# Male rat humping my hand



## resmaeil (Jun 14, 2017)

So one of my boys has recently started humping my hand/elbow any chance he gets and it's really throwing me off and making me not want to spend as much time playing with him. Is there any way I can get him to stop? And is this a phase some male rats go through when they're younger? (he's 3.5 months now)

Thanks


----------



## Coffeebean (Jan 6, 2017)

I don't think it's normal but from what I get it can be kind of common. I don't think it is a good sign of things to come, though. Does he seem generally very hormonal besides the humping? Does he have stand-offs with the others a lot or puff up his hair, chase the others, dig at the ground in front of him or kind of walk sideways sometimes?


----------



## shortnsweet33 (Jul 30, 2017)

Would you be open to the idea of getting him neutered? This can help with the hormonal tendencies in males


----------



## PsionicRat (Aug 14, 2017)

You might just try dominance actions.

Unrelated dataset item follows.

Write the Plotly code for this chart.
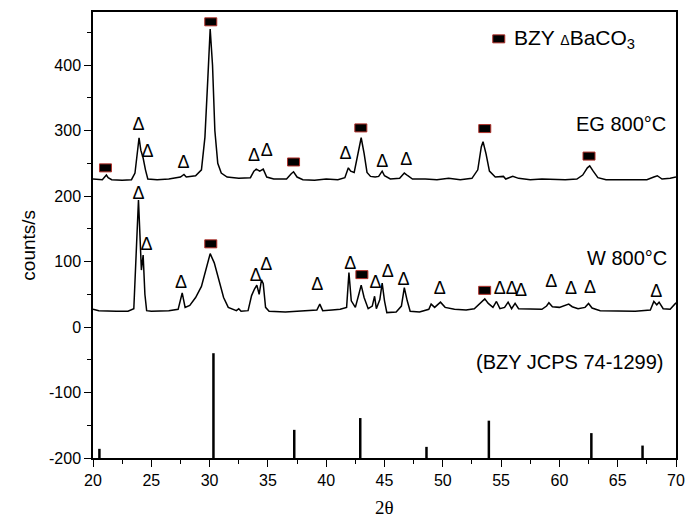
import plotly.graph_objects as go

# ---------------- data ----------------
eg_2theta = [20.0, 20.8, 21.0, 21.15, 21.3, 21.6, 22.5, 23.3, 23.6, 23.8, 23.95, 24.1, 24.3, 24.5, 24.7,
             25.5, 26.5, 27.5, 27.8, 28.0, 28.8, 29.3, 29.6, 29.85, 30.05, 30.25, 30.45, 30.7, 31.0, 31.5,
             32.5, 33.5, 33.8, 34.0, 34.3, 34.6, 34.9, 35.5, 36.6, 37.0, 37.2, 37.5, 38.0, 39.0, 40.0,
             41.0, 41.6, 41.9, 42.1, 42.4, 42.7, 43.0, 43.25, 43.5, 43.8, 44.2, 44.5, 44.8, 45.0, 45.5,
             46.3, 46.7, 47.0, 47.4, 48.5, 49.5, 50.5, 51.5, 52.5, 53.0, 53.3, 53.45, 53.7, 54.0, 54.5,
             55.2, 55.4, 56.0, 56.5, 57.5, 58.5, 59.5, 60.5, 61.5, 62.0, 62.4, 62.6, 62.9, 63.3, 64.0,
             66.0, 67.5, 68.1, 68.4, 68.8, 69.5, 70.0]
eg_counts = [226, 225, 229, 232, 228, 225, 224, 225, 235, 270, 289, 270, 258, 240, 226,
             225, 226, 229, 233, 229, 231, 240, 290, 380, 455, 400, 300, 250, 235, 229,
             227, 228, 238, 241, 238, 241, 229, 226, 226, 234, 237, 229, 225, 224, 226,
             225, 228, 243, 238, 236, 260, 289, 265, 236, 230, 229, 230, 238, 231, 226,
             227, 235, 231, 226, 226, 225, 227, 225, 227, 240, 275, 283, 265, 238, 229,
             230, 226, 230, 227, 225, 226, 225, 225, 226, 232, 243, 246, 238, 228, 225,
             225, 225, 229, 231, 226, 227, 229]

w_2theta = [20.0, 20.5, 22.0, 23.0, 23.5, 23.75, 23.9, 24.05, 24.15, 24.3, 24.45, 24.6, 25.0, 26.5,
            27.3, 27.65, 27.9, 28.3, 28.8, 29.3, 29.7, 30.05, 30.4, 30.8, 31.2, 31.6, 32.3, 32.5, 32.7,
            33.3, 33.6, 33.85, 34.05, 34.25, 34.45, 34.6, 34.8, 35.1, 36.5, 37.5, 38.5, 39.2, 39.45,
            39.7, 40.5, 41.2, 41.75, 41.95, 42.15, 42.5, 42.8, 43.0, 43.25, 43.6, 43.95, 44.15, 44.3,
            44.6, 44.8, 45.0, 45.2, 46.0, 46.45, 46.7, 46.95, 47.2, 48.0, 48.8, 49.0, 49.3, 49.8, 50.2,
            51.0, 52.0, 52.7, 53.3, 53.6, 53.9, 54.3, 54.6, 54.9, 55.3, 55.6, 55.9, 56.2, 56.5, 57.5,
            58.5, 58.9, 59.1, 59.4, 60.0, 60.8, 61.1, 61.6, 62.2, 62.5, 62.8, 63.5, 65.0, 66.5, 67.8,
            68.1, 68.35, 68.55, 68.9, 69.5, 70.0]
w_counts = [27, 25, 24, 24, 28, 120, 194, 130, 87, 110, 50, 25, 24, 25,
            27, 52, 30, 33, 45, 62, 90, 112, 98, 70, 45, 30, 25, 28, 24,
            25, 48, 58, 64, 50, 72, 66, 30, 24, 23, 24, 25, 26, 35,
            25, 26, 27, 30, 83, 40, 30, 50, 64, 45, 28, 32, 47, 28,
            42, 67, 40, 22, 23, 32, 60, 40, 24, 23, 27, 35, 30, 38, 30,
            27, 26, 28, 38, 43, 36, 30, 39, 28, 30, 38, 28, 36, 28, 27,
            27, 32, 37, 31, 30, 35, 31, 28, 30, 36, 29, 25, 24, 24, 26,
            39, 34, 38, 28, 27, 37]

ref_2theta = [20.55, 30.33, 37.26, 42.92, 48.6, 53.95, 62.74, 67.13]
ref_counts = [-186, -40, -157, -139, -183, -143, -162, -181]
ref_base = -200

# BZY peak marks (squares)
bzy_2theta = [21.07, 30.1, 37.2, 42.97, 53.6, 62.54, 30.1, 43.06, 53.59]
bzy_counts = [243, 466, 252, 304, 303, 261, 127, 80, 56]

# BaCO3 peak marks (triangles)
baco3_2theta = [23.9, 24.67, 27.77, 33.8, 34.9, 41.65, 44.8, 46.86,
                23.9, 24.6, 27.55, 33.96, 34.87, 39.23, 42.07, 44.24, 45.28, 46.63, 49.73,
                54.88, 55.92, 56.71, 59.3, 60.99, 62.62, 68.31]
baco3_counts = [307, 266, 250, 260, 268, 263, 251, 254,
                202, 125, 67, 77, 94, 63, 95, 67, 83, 71, 57,
                58, 58, 54, 68, 58, 59, 52]

x_ticks = [20, 25, 30, 35, 40, 45, 50, 55, 60, 65, 70]
y_ticks = [-200, -100, 0, 100, 200, 300, 400]
y_tick_labels = ["-200", "-100", "0", "100", "200", "300", "400"]

FONT = "Liberation Sans, Arial, sans-serif"

fig = go.Figure()

fig.add_trace(go.Scatter(x=eg_2theta, y=eg_counts, mode="lines",
                         line=dict(color="black", width=1.5), showlegend=False))
fig.add_trace(go.Scatter(x=w_2theta, y=w_counts, mode="lines",
                         line=dict(color="black", width=1.5), showlegend=False))

# reference sticks
sx, sy = [], []
for xv, yv in zip(ref_2theta, ref_counts):
    sx += [xv, xv, None]
    sy += [ref_base, yv, None]
fig.add_trace(go.Scatter(x=sx, y=sy, mode="lines",
                         line=dict(color="black", width=2.5), showlegend=False))

# triangles
fig.add_trace(go.Scatter(x=baco3_2theta, y=baco3_counts, mode="text",
                         text=["Δ"] * len(baco3_2theta), textposition="middle center",
                         textfont=dict(family=FONT, size=18, color="black"), showlegend=False))

shapes = []
for xv, yv in zip(bzy_2theta, bzy_counts):
    shapes.append(dict(type="rect", xref="x", yref="y", xsizemode="pixel", ysizemode="pixel",
                       xanchor=xv, yanchor=yv, x0=-6, x1=6, y0=-4, y1=4,
                       fillcolor="black", line=dict(color="#b0302a", width=1)))
# legend square
shapes.append(dict(type="rect", xref="x", yref="y", xsizemode="pixel", ysizemode="pixel",
                   xanchor=54.8, yanchor=440, x0=-6, x1=6, y0=-4, y1=4,
                   fillcolor="black", line=dict(color="#b0302a", width=1)))

annotations = [
    dict(x=55.9, y=440, xref="x", yref="y", xanchor="left", yanchor="middle", showarrow=False,
         text="BZY <span style='font-size:14px'>Δ</span>BaCO<sub>3</sub>",
         font=dict(family=FONT, size=21, color="black")),
    dict(x=69.3, y=310, xref="x", yref="y", xanchor="right", yanchor="middle", showarrow=False,
         text="EG 800°C", font=dict(family=FONT, size=20, color="black")),
    dict(x=69.4, y=106, xref="x", yref="y", xanchor="right", yanchor="middle", showarrow=False,
         text="W 800°C", font=dict(family=FONT, size=20, color="black")),
    dict(x=69.1, y=-54, xref="x", yref="y", xanchor="right", yanchor="middle", showarrow=False,
         text="(BZY JCPS 74-1299)", font=dict(family=FONT, size=20, color="black")),
    dict(x=-0.11, y=0.478, xref="paper", yref="paper", xanchor="center", yanchor="middle",
         showarrow=False, textangle=-90, text="counts/s",
         font=dict(family=FONT, size=19, color="black")),
    dict(x=0.5, y=-0.112, xref="paper", yref="paper", xanchor="center", yanchor="middle",
         showarrow=False, text="2θ",
         font=dict(family="Liberation Serif, Times New Roman, serif", size=19, color="black")),
]

fig.update_layout(
    width=693, height=522,
    margin=dict(l=93, r=8, t=12, b=64),
    paper_bgcolor="white", plot_bgcolor="white",
    shapes=shapes, annotations=annotations,
    font=dict(family=FONT, size=16, color="black"),
)
fig.update_xaxes(range=[20, 70], tickvals=x_ticks, ticks="outside", ticklen=7, tickwidth=1.2,
                 tickcolor="black", showline=True, linecolor="black", linewidth=1.5, mirror=True,
                 showgrid=False, zeroline=False, tickfont=dict(family=FONT, size=16, color="black"),
                 minor=dict(dtick=2.5, tick0=20, ticks="outside", ticklen=4, tickcolor="black", showgrid=False))
fig.update_yaxes(range=[-200, 481], tickvals=y_ticks, ticktext=y_tick_labels, ticks="outside",
                 ticklen=7, tickwidth=1.2,
                 tickcolor="black", showline=True, linecolor="black", linewidth=1.5, mirror=True,
                 showgrid=False, zeroline=False, tickfont=dict(family=FONT, size=16, color="black"),
                 minor=dict(dtick=50, tick0=0, ticks="outside", ticklen=4, tickcolor="black", showgrid=False))

fig.write_html("out.html")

Take your hand when he's doing that and pin him on his back, gently. Then let him up, and do this again any time he tries it. Provided he doesn't bite or fight too hard, this may show him that he's not as in charge as he thinks. I had to do this sort of thing with an aggressive rat that was bullying a cagemate. It didn't stop it completely right away but it did help me get control of the situation so that it was no longer a serious problem and eventually it was no longer an issue.


----------



## resmaeil (Jun 14, 2017)

He has been acting more hormonal lately. Usually his brother is the dominant but lately he's been having standoffs with him.

If it continues I might definitely consider neutering. I just don't think I have a clinic near me that does rats


----------